12. A vehicle occupant protection device comprising a body of gas generating material, said body of gas generating material comprising, on a weight basis, a solid solution of:

(i) about 50% to about 90% hydroxyl ammonium nitrate;

(ii) about 5% to about 25% polyvinyl alcohol; and

(iii) about 5% to about 25% water.

13. The device of claim 12, wherein the body of gas generating material comprises up to about 5% ammonium nitrate, based on the weight of the gas generating material.

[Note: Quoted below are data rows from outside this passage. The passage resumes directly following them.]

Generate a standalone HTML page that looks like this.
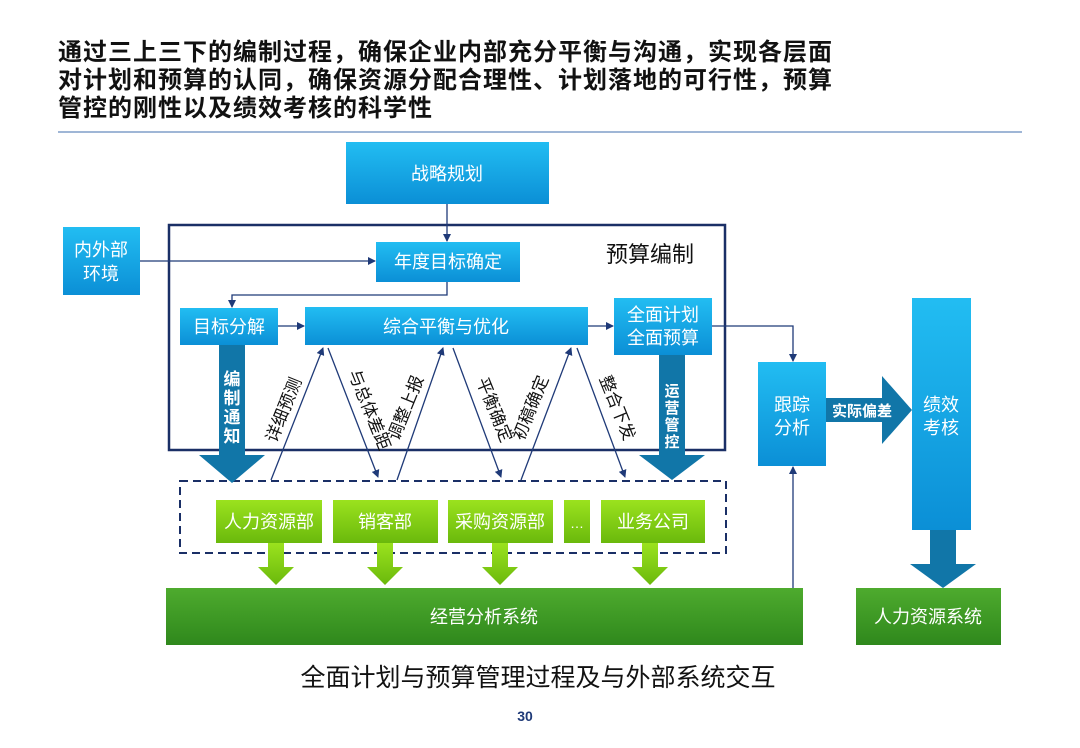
<!DOCTYPE html>
<html><head><meta charset="utf-8"><style>
body{margin:0;background:#fff;}
svg{display:block;font-family:"Liberation Sans","Noto Sans CJK SC",sans-serif;}
</style></head><body>
<svg width="1080" height="748" viewBox="0 0 1080 748" xmlns="http://www.w3.org/2000/svg">
<defs>
<linearGradient id="bl" x1="0" y1="0" x2="0" y2="1"><stop offset="0" stop-color="#22bdf2"/><stop offset="1" stop-color="#0b8fd6"/></linearGradient>
<linearGradient id="gr" x1="0" y1="0" x2="0" y2="1"><stop offset="0" stop-color="#9be21e"/><stop offset="1" stop-color="#6ab90c"/></linearGradient>
<linearGradient id="dg" x1="0" y1="0" x2="0" y2="1"><stop offset="0" stop-color="#4eab2e"/><stop offset="1" stop-color="#2f881c"/></linearGradient>
<marker id="ah" markerWidth="8" markerHeight="8" refX="7" refY="4" orient="auto" markerUnits="userSpaceOnUse"><path d="M0,0 L8,4 L0,8 z" fill="#1f3a78"/></marker>
</defs>
<g font-weight="bold" font-size="24" fill="#111" letter-spacing="1">
<text x="58" y="60">通过三上三下的编制过程，确保企业内部充分平衡与沟通，实现各层面</text>
<text x="58" y="88">对计划和预算的认同，确保资源分配合理性、计划落地的可行性，预算</text>
<text x="58" y="116">管控的刚性以及绩效考核的科学性</text>
</g>
<line x1="58" y1="132" x2="1022" y2="132" stroke="#9fb6d6" stroke-width="2"/>

<rect x="169" y="225" width="556" height="225" fill="none" stroke="#1a2f66" stroke-width="2.5"/>
<text x="650" y="262" font-size="22" text-anchor="middle" fill="#111">预算编制</text>
<rect x="180" y="481" width="546" height="72" fill="none" stroke="#1a2f66" stroke-width="2" stroke-dasharray="8,5"/>

<g fill="url(#bl)">
<rect x="346" y="142" width="203" height="62"/>
<rect x="63" y="227" width="77" height="68"/>
<rect x="376" y="242" width="144" height="40"/>
<rect x="180" y="308" width="98" height="37"/>
<rect x="305" y="307" width="283" height="38"/>
<rect x="614" y="298" width="98" height="57"/>
<rect x="758" y="362" width="68" height="104"/>
<rect x="912" y="298" width="59" height="232"/>
</g>
<g fill="#fff" font-size="18" text-anchor="middle">
<text x="447" y="180">战略规划</text>
<text x="101" y="256">内外部</text><text x="101" y="280">环境</text>
<text x="448" y="268">年度目标确定</text>
<text x="229" y="333">目标分解</text>
<text x="446" y="333">综合平衡与优化</text>
<text x="663" y="321">全面计划</text><text x="663" y="344">全面预算</text>
<text x="792" y="411">跟踪</text><text x="792" y="434">分析</text>
<text x="941" y="411">绩效</text><text x="941" y="434">考核</text>
</g>

<g fill="url(#gr)">
<rect x="216" y="500" width="106" height="43"/>
<rect x="333" y="500" width="105" height="43"/>
<rect x="448" y="500" width="105" height="43"/>
<rect x="564" y="500" width="26" height="43"/>
<rect x="601" y="500" width="104" height="43"/>
<path d="M268,543h16v24h10l-18,18l-18,-18h10z"/>
<path d="M377,543h16v24h10l-18,18l-18,-18h10z"/>
<path d="M492,543h16v24h10l-18,18l-18,-18h10z"/>
<path d="M642,543h16v24h10l-18,18l-18,-18h10z"/>
</g>
<g fill="#fff" font-size="18" text-anchor="middle">
<text x="269" y="528">人力资源部</text>
<text x="385" y="528">销客部</text>
<text x="500" y="528">采购资源部</text>
<text x="577" y="528" font-size="14">…</text>
<text x="653" y="528">业务公司</text>
</g>
<rect x="166" y="588" width="637" height="57" fill="url(#dg)"/>
<rect x="856" y="588" width="145" height="57" fill="url(#dg)"/>
<g fill="#fff" font-size="18" text-anchor="middle">
<text x="484" y="623">经营分析系统</text>
<text x="928" y="623">人力资源系统</text>
</g>

<g fill="#1176a8">
<path d="M219,345h26v110h20l-33,28l-33,-28h20z"/>
<path d="M659,355h26v100h20l-33,25l-33,-25h20z"/>
<path d="M826,398h56v-22l30,34l-30,34v-22h-56z"/>
<path d="M930,530h26v34h20l-33,24l-33,-24h20z"/>
</g>
<g fill="#fff" font-weight="bold" text-anchor="middle">
<g font-size="17"><text x="232" y="385">编</text><text x="232" y="404">制</text><text x="232" y="423">通</text><text x="232" y="442">知</text></g>
<g font-size="15"><text x="672" y="396">运</text><text x="672" y="413">营</text><text x="672" y="430">管</text><text x="672" y="447">控</text></g>
<text x="862" y="416" font-size="15">实际偏差</text>
</g>

<g stroke="#1f3a78" stroke-width="1.3" fill="none" marker-end="url(#ah)">
<path d="M447,204V241"/>
<path d="M140,261H375"/>
<path d="M447,282V295H232V307"/>
<path d="M278,326H304"/>
<path d="M588,326H613"/>
<path d="M712,326H793V361"/>
<path d="M793,588V467"/>
<path d="M271,480L323,348"/>
<path d="M328,348L378,477"/>
<path d="M397,480L443,348"/>
<path d="M453,348L501,477"/>
<path d="M521,480L571,348"/>
<path d="M577,348L625,477"/>
</g>
<g font-size="17" fill="#111" text-anchor="middle">
<text transform="translate(289,412) rotate(-68)">详细预测</text>
<text transform="translate(364,412) rotate(68)">与总体差距</text>
<text transform="translate(411,410) rotate(-68)">调整上报</text>
<text transform="translate(489,412) rotate(68)">平衡确定</text>
<text transform="translate(536,410) rotate(-68)">初稿确定</text>
<text transform="translate(612,410) rotate(68)">整合下发</text>
</g>

<text x="538" y="686" font-size="25" text-anchor="middle" fill="#111">全面计划与预算管理过程及与外部系统交互</text>
<text x="525" y="721" font-size="14" font-weight="bold" text-anchor="middle" fill="#1f3a78">30</text>
</svg>
</body></html>
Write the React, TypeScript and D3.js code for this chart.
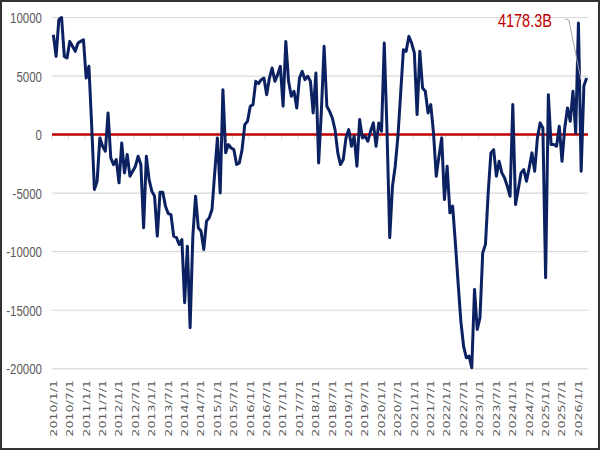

14. A vehicle occupant protection device comprising a body of gas generating material, said body of gas generating material comprising, on a weight basis, a solid solution of:

(i) about 50% to about 90% hydroxyl ammonium nitrate;

(ii) about 5% to about 25% polyvinyl alcohol;

(iii) about 5% to about 25% water; and

(iv) zero to about 5% ammonium nitrate.

15. A vehicle occupant protection device comprising a body of gas generating material, said body of gas generating material consisting essentially of, on a weight basis, a solid solution of:

(i) about 50% to about 90% hydroxyl ammonium nitrate;

(ii) about 5% to about 25% polyvinyl alcohol;

(iii) about 5% to about 25% water; and

(iv) zero to about 5% ammonium nitrate.

16. The device of claim 8 wherein said body of gas generating material is essentially free of metal particulate.

17. The device of claim 16 wherein the components of the body of gas generating material, at a water content of 10%, give an impetus value less than about 1100 joules per gram.